__What to work on__.
Produce an exact copy of all the data below, dropping every image.

__Data section__.
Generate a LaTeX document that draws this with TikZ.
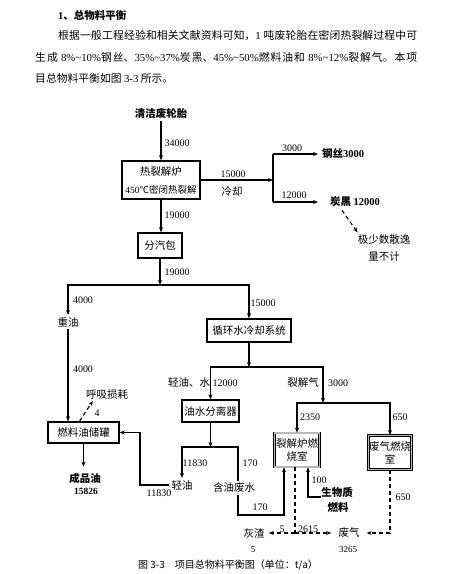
\documentclass[tikz,border=0pt]{standalone}
\usepackage{fontspec}
\setmainfont{Noto Sans CJK SC}
\newfontfamily\lat{Liberation Serif}
\usetikzlibrary{arrows.meta}
\XeTeXlinebreaklocale "zh"
\XeTeXlinebreakskip=0pt plus 1.5pt
\newcommand\fsz{\fontsize{10.5}{13}\selectfont}
\newcommand\hsz{\fontsize{10.8}{13}\selectfont}
\begin{document}
\begin{tikzpicture}[x=1pt,y=-1pt,
  box/.style={draw,line width=1.5pt,inner sep=0pt,align=center,font=\fsz},
  dbox/.style={draw,double=gray!55,double distance=1.3pt,line width=0.7pt,inner sep=0pt,align=center,font=\fontsize{10.5}{13}\selectfont},
  conn/.style={line width=1.2pt},
  arr/.style={-{Stealth[length=5pt,width=4pt]}},
  dsh/.style={line width=1.1pt,dash pattern=on 4pt off 3pt},
  num/.style={inner sep=0pt,font=\lat\fontsize{10}{11}\selectfont},
  lab/.style={inner sep=0pt,font=\fsz},
  bl/.style={inner sep=0pt,font=\fsz\bfseries},
  para/.style={anchor=west,inner sep=0pt,font=\hsz,align=justify}]
\fill[white] (0,0) rectangle (475,574);
\useasboundingbox (0,0) rectangle (475,574);

% heading and paragraph
\node[anchor=west,bl] (head) at (58,15) {{\lat 1}、总物料平衡};
\node[para,text width=359pt] (p1) at (58,35) {\parfillskip=0pt\relax 根据一般工程经验和相关文献资料可知，{\lat 1 }吨废轮胎在密闭热裂解过程中可\par};
\node[para,text width=382pt] (p2) at (35,57) {\parfillskip=0pt\relax 生成 {\lat 8\%\textasciitilde 10\%}钢丝、{\lat 35\%\textasciitilde 37\%}炭黑、{\lat 45\%\textasciitilde 50\%}燃料油和 {\lat 8\%\textasciitilde 12\%}裂解气。本项\par};
\node[anchor=west,inner sep=0pt,font=\hsz] (p3) at (35,78) {目总物料平衡如图 {\lat 3-3} 所示。};

% nodes
\node[bl] (tire) at (161,113) {清洁废轮胎};
\node[box,minimum width=78,minimum height=38] (furnace) at (161,180) {热裂解炉\\[5pt]{\fontsize{9.5}{11}\selectfont{\lat 450}℃密闭热裂解}};
\node[box,minimum width=44,minimum height=25] (fqb) at (160,245.5) {分汽包};
\node[lab,inner sep=2pt] (zy) at (68,322) {重油};
\node[box,minimum width=84,minimum height=23] (xh) at (249,330.5) {循环水冷却系统};
\node[box,minimum width=57,minimum height=22] (ys) at (210.5,411) {油水分离器};
\node[box,minimum width=71,minimum height=21] (cg) at (83.5,432.5) {燃料油储罐};
\node[dbox,minimum width=45,minimum height=34] (lj) at (297,450) {裂解炉燃\\烧室};
\node[dbox,minimum width=43,minimum height=34] (fq) at (390,452.5) {废气燃烧\\室};

\node[bl,anchor=west] (gs) at (322,154) {钢丝{\lat 3000}};
\node[bl,anchor=west] (tb) at (330,202) {炭黑 {\lat 12000}};
\node[lab,align=center,font=\fontsize{10.5}{17}\selectfont] (sy) at (384,248) {极少数散逸\\量不计};
\node[lab,inner sep=2pt] (qy) at (182,485) {轻油};
\node[lab,inner sep=2pt] (hy) at (234,488) {含油废水};
\node[bl] (cp) at (85,478) {成品油};
\node[num,font=\lat\bfseries\fontsize{9.5}{11}\selectfont] (cpn) at (86,491) {15826};
\node[lab] (hx) at (107,395) {呼吸损耗};
\node[bl] (sw1) at (337,492) {生物质};
\node[bl] (sw2) at (338,507) {燃料};
\node[lab,inner xsep=4pt] (hz) at (254,533) {灰渣};
\node[lab,inner xsep=7pt] (fg) at (349,533) {废气};
\node[num,font=\lat\fontsize{9}{10}\selectfont] (hzn) at (253,550) {5};
\node[num,font=\lat\fontsize{9}{10}\selectfont] (fgn) at (348,550) {3265};

% coordinates
\coordinate (j1) at (273,180);
\coordinate (j1t) at (273,154);
\coordinate (j1b) at (273,202);
\coordinate (j2) at (160,285);
\coordinate (j3) at (249,367);
\coordinate (j4) at (323,403);
\coordinate (j5) at (210.5,447);
\coordinate (j6) at (238,515);
\coordinate (j7) at (140,460);
\coordinate (j8) at (295,533);

% connectors
\draw[conn,arr] ([yshift=-3pt]tire.south) -- (tire.south |- furnace.north);
\draw[conn,arr] (furnace.east) -- (j1);
\draw[conn] (j1t) -- (j1b);
\draw[conn,arr] (j1t) -- ([xshift=-4pt]gs.west);
\draw[conn,arr] (j1b) -- ([xshift=-12pt]tb.west);
\draw[dsh,arr] ([xshift=12pt,yshift=-3pt]tb.south west) -- ([yshift=2pt]sy.north west);
\draw[conn,arr] (furnace.south) -- (furnace.south |- fqb.north);
\draw[conn,arr] (fqb.south) -- (j2);
\draw[conn,arr] (j2) -| (zy.north);
\draw[conn,arr] (j2) -| (xh.north);
\draw[conn,arr] (zy.south) -- (zy.south |- cg.north);
\draw[conn,arr] (xh.south) -- (j3);
\draw[conn,arr] (j3) -| (ys.north);
\draw[conn,arr] (j3) -| (j4);
\draw[conn,arr] (j4) -| (lj.north);
\draw[conn,arr] (j4) -| (fq.north);
\draw[conn,arr] (ys.south) -- (j5);
\draw[conn,arr] (j5) -| (qy.north);
\draw[conn] (j5) -| ([xshift=4pt]hy.north);
\draw[conn,arr] ([xshift=4pt]hy.south) -- (j6) -| ([xshift=-13pt]lj.south);
\draw[conn,arr] (qy.west) -| (j7) |- (cg.east);
\draw[conn,arr] ([yshift=-5pt]sw1.west) -| ([xshift=11pt]lj.south);
\draw[conn,arr] (cg.south) -- ([yshift=6pt]cg.south |- cp.north);
\draw[dsh,arr] ([xshift=-4pt]cg.north) -- ([xshift=7pt,yshift=-1pt]hx.south west);
\draw[dsh] ([xshift=-2pt]lj.south) -- (j8);
\draw[dsh,arr] (j8) -- (hz.east);
\draw[dsh,arr] (j8) -- (fg.west);
\draw[dsh,arr] (fq.south) |- (fg.east);

% labels
\node[num] at (177,143) {34000};
\node[num] at (233,174) {15000};
\node[lab] at (232,192) {冷却};
\node[num] at (292,148) {3000};
\node[num] at (294,195) {12000};
\node[num] at (177,215) {19000};
\node[num] at (177,272) {19000};
\node[num] at (83,300) {4000};
\node[num] at (263,303) {15000};
\node[num] at (83,369) {4000};
\node[lab] at (189,383) {轻油、水};
\node[num] at (225,383) {12000};
\node[lab] at (303,383) {裂解气};
\node[num] at (338,383) {3000};
\node[num] at (310,417) {2350};
\node[num] at (400,417) {650};
\node[num] at (195,463) {11830};
\node[num] at (250,463) {170};
\node[num] at (319,480) {100};
\node[num] at (260,507) {170};
\node[num] at (159,493) {11830};
\node[num] at (97,413) {4};
\node[num] at (403,497) {650};
\node[num] at (282,529) {5};
\node[num] at (308,529) {2615};

\node[lab,font=\fontsize{10}{12}\selectfont] (cap) at (228,565) {图 3-3\hspace{1em}项目总物料平衡图（单位：t/a）};
\end{tikzpicture}
\end{document}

__Output__.
Generate a LaTeX document that draws this with TikZ.
\documentclass[tikz,border=0pt]{standalone}
\usepackage{fontspec}
\setmainfont{Noto Sans CJK SC}
\newfontfamily\lat{Liberation Serif}
\usetikzlibrary{arrows.meta}
\XeTeXlinebreaklocale "zh"
\XeTeXlinebreakskip=0pt plus 1.5pt
\newcommand\fsz{\fontsize{10.5}{13}\selectfont}
\newcommand\hsz{\fontsize{10.8}{13}\selectfont}
\begin{document}
\begin{tikzpicture}[x=1pt,y=-1pt,
  box/.style={draw,line width=1.5pt,inner sep=0pt,align=center,font=\fsz},
  dbox/.style={draw,double=gray!55,double distance=1.3pt,line width=0.7pt,inner sep=0pt,align=center,font=\fontsize{10.5}{13}\selectfont},
  conn/.style={line width=1.2pt},
  arr/.style={-{Stealth[length=5pt,width=4pt]}},
  dsh/.style={line width=1.1pt,dash pattern=on 4pt off 3pt},
  num/.style={inner sep=0pt,font=\lat\fontsize{10}{11}\selectfont},
  lab/.style={inner sep=0pt,font=\fsz},
  bl/.style={inner sep=0pt,font=\fsz\bfseries},
  para/.style={anchor=west,inner sep=0pt,font=\hsz,align=justify}]
\fill[white] (0,0) rectangle (475,574);
\useasboundingbox (0,0) rectangle (475,574);

% heading and paragraph
\node[anchor=west,bl] (head) at (58,15) {{\lat 1}、总物料平衡};
\node[para,text width=359pt] (p1) at (58,35) {\parfillskip=0pt\relax 根据一般工程经验和相关文献资料可知，{\lat 1 }吨废轮胎在密闭热裂解过程中可\par};
\node[para,text width=382pt] (p2) at (35,57) {\parfillskip=0pt\relax 生成 {\lat 8\%\textasciitilde 10\%}钢丝、{\lat 35\%\textasciitilde 37\%}炭黑、{\lat 45\%\textasciitilde 50\%}燃料油和 {\lat 8\%\textasciitilde 12\%}裂解气。本项\par};
\node[anchor=west,inner sep=0pt,font=\hsz] (p3) at (35,78) {目总物料平衡如图 {\lat 3-3} 所示。};

% nodes
\node[bl] (tire) at (161,113) {清洁废轮胎};
\node[box,minimum width=78,minimum height=38] (furnace) at (161,180) {热裂解炉\\[5pt]{\fontsize{9.5}{11}\selectfont{\lat 450}℃密闭热裂解}};
\node[box,minimum width=44,minimum height=25] (fqb) at (160,245.5) {分汽包};
\node[lab,inner sep=2pt] (zy) at (68,322) {重油};
\node[box,minimum width=84,minimum height=23] (xh) at (249,330.5) {循环水冷却系统};
\node[box,minimum width=57,minimum height=22] (ys) at (210.5,411) {油水分离器};
\node[box,minimum width=71,minimum height=21] (cg) at (83.5,432.5) {燃料油储罐};
\node[dbox,minimum width=45,minimum height=34] (lj) at (297,450) {裂解炉燃\\烧室};
\node[dbox,minimum width=43,minimum height=34] (fq) at (390,452.5) {废气燃烧\\室};

\node[bl,anchor=west] (gs) at (322,154) {钢丝{\lat 3000}};
\node[bl,anchor=west] (tb) at (330,202) {炭黑 {\lat 12000}};
\node[lab,align=center,font=\fontsize{10.5}{17}\selectfont] (sy) at (384,248) {极少数散逸\\量不计};
\node[lab,inner sep=2pt] (qy) at (182,485) {轻油};
\node[lab,inner sep=2pt] (hy) at (234,488) {含油废水};
\node[bl] (cp) at (85,478) {成品油};
\node[num,font=\lat\bfseries\fontsize{9.5}{11}\selectfont] (cpn) at (86,491) {15826};
\node[lab] (hx) at (107,395) {呼吸损耗};
\node[bl] (sw1) at (337,492) {生物质};
\node[bl] (sw2) at (338,507) {燃料};
\node[lab,inner xsep=4pt] (hz) at (254,533) {灰渣};
\node[lab,inner xsep=7pt] (fg) at (349,533) {废气};
\node[num,font=\lat\fontsize{9}{10}\selectfont] (hzn) at (253,550) {5};
\node[num,font=\lat\fontsize{9}{10}\selectfont] (fgn) at (348,550) {3265};

% coordinates
\coordinate (j1) at (273,180);
\coordinate (j1t) at (273,154);
\coordinate (j1b) at (273,202);
\coordinate (j2) at (160,285);
\coordinate (j3) at (249,367);
\coordinate (j4) at (323,403);
\coordinate (j5) at (210.5,447);
\coordinate (j6) at (238,515);
\coordinate (j7) at (140,460);
\coordinate (j8) at (295,533);

% connectors
\draw[conn,arr] ([yshift=-3pt]tire.south) -- (tire.south |- furnace.north);
\draw[conn,arr] (furnace.east) -- (j1);
\draw[conn] (j1t) -- (j1b);
\draw[conn,arr] (j1t) -- ([xshift=-4pt]gs.west);
\draw[conn,arr] (j1b) -- ([xshift=-12pt]tb.west);
\draw[dsh,arr] ([xshift=12pt,yshift=-3pt]tb.south west) -- ([yshift=2pt]sy.north west);
\draw[conn,arr] (furnace.south) -- (furnace.south |- fqb.north);
\draw[conn,arr] (fqb.south) -- (j2);
\draw[conn,arr] (j2) -| (zy.north);
\draw[conn,arr] (j2) -| (xh.north);
\draw[conn,arr] (zy.south) -- (zy.south |- cg.north);
\draw[conn,arr] (xh.south) -- (j3);
\draw[conn,arr] (j3) -| (ys.north);
\draw[conn,arr] (j3) -| (j4);
\draw[conn,arr] (j4) -| (lj.north);
\draw[conn,arr] (j4) -| (fq.north);
\draw[conn,arr] (ys.south) -- (j5);
\draw[conn,arr] (j5) -| (qy.north);
\draw[conn] (j5) -| ([xshift=4pt]hy.north);
\draw[conn,arr] ([xshift=4pt]hy.south) -- (j6) -| ([xshift=-13pt]lj.south);
\draw[conn,arr] (qy.west) -| (j7) |- (cg.east);
\draw[conn,arr] ([yshift=-5pt]sw1.west) -| ([xshift=11pt]lj.south);
\draw[conn,arr] (cg.south) -- ([yshift=6pt]cg.south |- cp.north);
\draw[dsh,arr] ([xshift=-4pt]cg.north) -- ([xshift=7pt,yshift=-1pt]hx.south west);
\draw[dsh] ([xshift=-2pt]lj.south) -- (j8);
\draw[dsh,arr] (j8) -- (hz.east);
\draw[dsh,arr] (j8) -- (fg.west);
\draw[dsh,arr] (fq.south) |- (fg.east);

% labels
\node[num] at (177,143) {34000};
\node[num] at (233,174) {15000};
\node[lab] at (232,192) {冷却};
\node[num] at (292,148) {3000};
\node[num] at (294,195) {12000};
\node[num] at (177,215) {19000};
\node[num] at (177,272) {19000};
\node[num] at (83,300) {4000};
\node[num] at (263,303) {15000};
\node[num] at (83,369) {4000};
\node[lab] at (189,383) {轻油、水};
\node[num] at (225,383) {12000};
\node[lab] at (303,383) {裂解气};
\node[num] at (338,383) {3000};
\node[num] at (310,417) {2350};
\node[num] at (400,417) {650};
\node[num] at (195,463) {11830};
\node[num] at (250,463) {170};
\node[num] at (319,480) {100};
\node[num] at (260,507) {170};
\node[num] at (159,493) {11830};
\node[num] at (97,413) {4};
\node[num] at (403,497) {650};
\node[num] at (282,529) {5};
\node[num] at (308,529) {2615};

\node[lab,font=\fontsize{10}{12}\selectfont] (cap) at (228,565) {图 3-3\hspace{1em}项目总物料平衡图（单位：t/a）};
\end{tikzpicture}
\end{document}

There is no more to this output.